Virtual Machine (VM) Data Loss: Prevention and RecoveryBy Drew Robb
Most companies these days are heavily virtualized. Gartner numbers suggest that 75% or higher virtualization use is the norm. But benefits such as reduced complexity, better server utilization, increased flexibility, and greater responsiveness to business needs are not the whole picture. The additional software layer added to create virtual machines (VMs) can make it difficult for admins to know which physical system is running which VMs, and what storage is involved. This complexity can lead to issues such as data loss.
Surveys by Ontrack reveal the leading reasons for VM data loss to be user error, ransomware, hardware failures, formatting, metadata corruption, and RAID storage corruption. Hardware issues are similar to those suffered by physical systems: failing drives, failing controllers, failing server components, and power issues.
RAID and virtualization don't always mix
RAID corruption can often present more of a challenge due to the nature of virtualization. RAID fragments data across disks and reassembles it when requested. However, the complexity of virtualization coupled with the presence of deduplication and compression can cause problems when RAID controllers try to map where all information resides across many disks.
Reformatting of disks, virtual disks, arrays, and volumes, or re-installation of software are additional causes of data loss in virtualized environments. With VMs, reformatting at the Guest or Host level often leads to loss of data. And then there is corruption due to buggy patches and updates, leading to host file corruption and guest file system damage.
Thin provisioning data loss, too, should also be considered. Space may only have been provisioned for immediate needs. Blocks of storage are then added to the virtual disk as it grows. This can be a source of complexity and further fragmentation of virtual environments. Metadata pointers can get lost or damaged. That makes it difficult to rebuild virtual disks.
Human error obviously plays a part in some of the issues mentioned above. But it comes into its own in areas such as virtual disks deleted by mistake, VMs being overwritten or their space reassigned. And then there is snapshot chain corruption, i.e. one of a series of snapshots is either corrupted, deleted or unavailable for one reason or another. This can foul up backups and make it difficult to recover data.
VM data recovery options
Obviously, backup is the first line of defense. But backups are not always complete and may become corrupted. In those cases, recovery might be possible through data recovery service providers. It is sometimes possible to directly recover data from physical drives. This is done by taking an image of the drives and reading whatever raw data might be available.
Data can also be recovered from logical volumes (LUNs) or RAID. If the RAID controller is available, it can be used to track down data spread across virtual disks. By determining what the configuration should be, engineers can virtually rebuild the array and gain access to the storage. In the event of RAID controller corruption, the controller can often be emulated and you can rebuild what is missing.

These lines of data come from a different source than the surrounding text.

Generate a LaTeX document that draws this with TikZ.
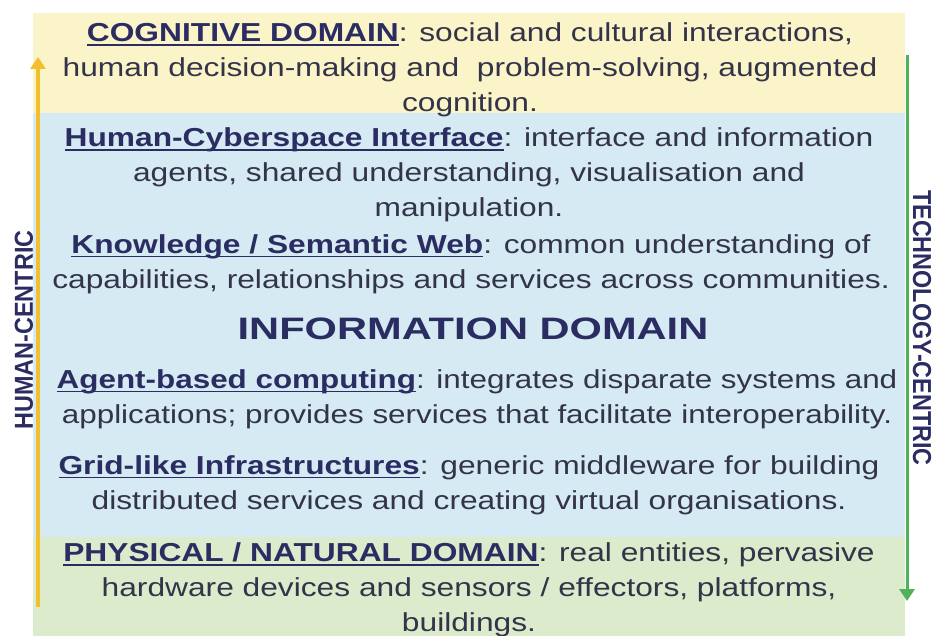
\documentclass[tikz,border=0pt]{standalone}
\usepackage{fontspec}
\setmainfont{Liberation Sans}
\usetikzlibrary{arrows.meta}
\definecolor{cogyel}{HTML}{FBF4C8}
\definecolor{infblue}{HTML}{D5EAF2}
\definecolor{phygreen}{HTML}{DBEBCB}
\definecolor{headcol}{HTML}{2B2D62}
\definecolor{bodycol}{HTML}{33334A}
\definecolor{arrowyel}{HTML}{F2C02E}
\definecolor{arrowgrn}{HTML}{4FB25A}
\newcommand{\hul}[1]{\setbox0\hbox{\textbf{#1}}\rlap{\rule[-4pt]{\wd0}{1.5pt}}\box0}
\tikzset{
  para/.style={align=center, text=bodycol, font=\fontsize{26}{35}\selectfont, inner sep=0pt, xscale=1.22},
  vlabel/.style={text=headcol, font=\bfseries\fontsize{26}{30}\selectfont, inner sep=0pt},
}
\begin{document}
\begin{tikzpicture}[x=1pt,y=-1pt]
\useasboundingbox (0,0) rectangle (945,636);
\fill[white] (0,0) rectangle (945,636);
% bands
\fill[cogyel] (33,13) rectangle (905,113);
\fill[infblue] (33,113) rectangle (905,537);
\fill[phygreen] (33,537) rectangle (905,636);
% texts
\node[para] (cog) at (470,70) {\color{headcol}\hul{COGNITIVE DOMAIN}\color{bodycol}: social and cultural interactions,\\
human decision-making and \ problem-solving, augmented\\ cognition.};
\node[para] (hci) at (469,175) {\color{headcol}\hul{Human-Cyberspace Interface}\color{bodycol}: interface and information\\
agents, shared understanding, visualisation and\\ manipulation.};
\node[para] (kw) at (471,264) {\color{headcol}\hul{Knowledge / Semantic Web}\color{bodycol}: common understanding of\\
capabilities, relationships and services across communities.};
\node[para, text=headcol, font=\bfseries\fontsize{31}{36}\selectfont, xscale=1.1] (inf) at (473,329) {INFORMATION DOMAIN};
\node[para, xscale=0.99] (abc) at (477,399) {\color{headcol}\hul{Agent-based computing}\color{bodycol}: integrates disparate systems and\\
applications; provides services that facilitate interoperability.};
\node[para] (grid) at (469,485) {\color{headcol}\hul{Grid-like Infrastructures}\color{bodycol}: generic middleware for building\\
distributed services and creating virtual organisations.};
\node[para] (phy) at (469,590) {\color{headcol}\hul{PHYSICAL / NATURAL DOMAIN}\color{bodycol}: real entities, pervasive\\
hardware devices and sensors / effectors, platforms,\\ buildings.};
% side labels
\node[vlabel, rotate=90] (hc) at (24,330) {\scalebox{0.9}[1]{HUMAN-CENTRIC}};
\node[vlabel, rotate=-90] (tc) at (922,328) {\scalebox{0.9}[1]{TECHNOLOGY-CENTRIC}};
% arrows
\coordinate (ya) at (38,607);
\coordinate (yb) at (38,57);
\coordinate (ga) at (907,55);
\coordinate (gb) at (907,601);
\draw[arrowyel, line width=3.5pt, -{Triangle[width=15pt,length=12pt]}] (ya) -- (yb);
\draw[arrowgrn, line width=3pt, -{Triangle[width=15pt,length=12pt]}] (ga) -- (gb);
\end{tikzpicture}
\end{document}
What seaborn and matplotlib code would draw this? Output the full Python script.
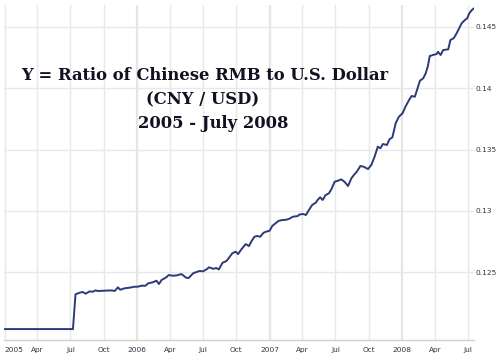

Moving up to a higher degree of difficulty is recovery at the host file system level. In VMware, this would be VMFS and in Hyper-V, NTFS or ReFS. Even when data isn’t available directly at the storage level, recovery firms can sometimes trace data from the basic storage data blocks, map it to the host level and recompile it.
If that doesn’t bear fruit, specialist firms have additional tools they can employ to extend further into the guest file system level. Further, it may be possible to reach into the guest file level and access data lurking in application files such as SQL, Exchange, SharePoint, Oracle and Office files.
Take the case of a Korean MSP. One of its clients had a NetApp FAS8060 system containing 161 x 900GB SAS HDDs. Human error by a technician initiated a wipe command on some LUNs. 45 GB of data went AWOL from the Sybase server. The MSP brought in Ontrack via telephone. A data recovery expert told the MSP to take the storage offline to avoid further overwrite damage. The hard drives were connected remotely to Ontrack’s Remote Data Recovery server. The drives had to be sorted into groups and manually rebuilt to a point in time as close as possible to the time of the incorrect wipe command. The recovered logical volumes passed integrity checks and were made operational with no loss of data.
The reality of VM data loss
Virtualization may save time and eliminate complexity from the user's view. But it comes with its own set of challenges, one of which is a rising incidence of corruption and data loss. Whether through volume corruption, deleted volumes, ransomware, deleted or corrupted virtual backups, RAID and hardware failures and deleted or corrupt files within virtualized storage systems, data loss is a reality for anyone managing virtual systems - and an issue many don't think of until they lose data.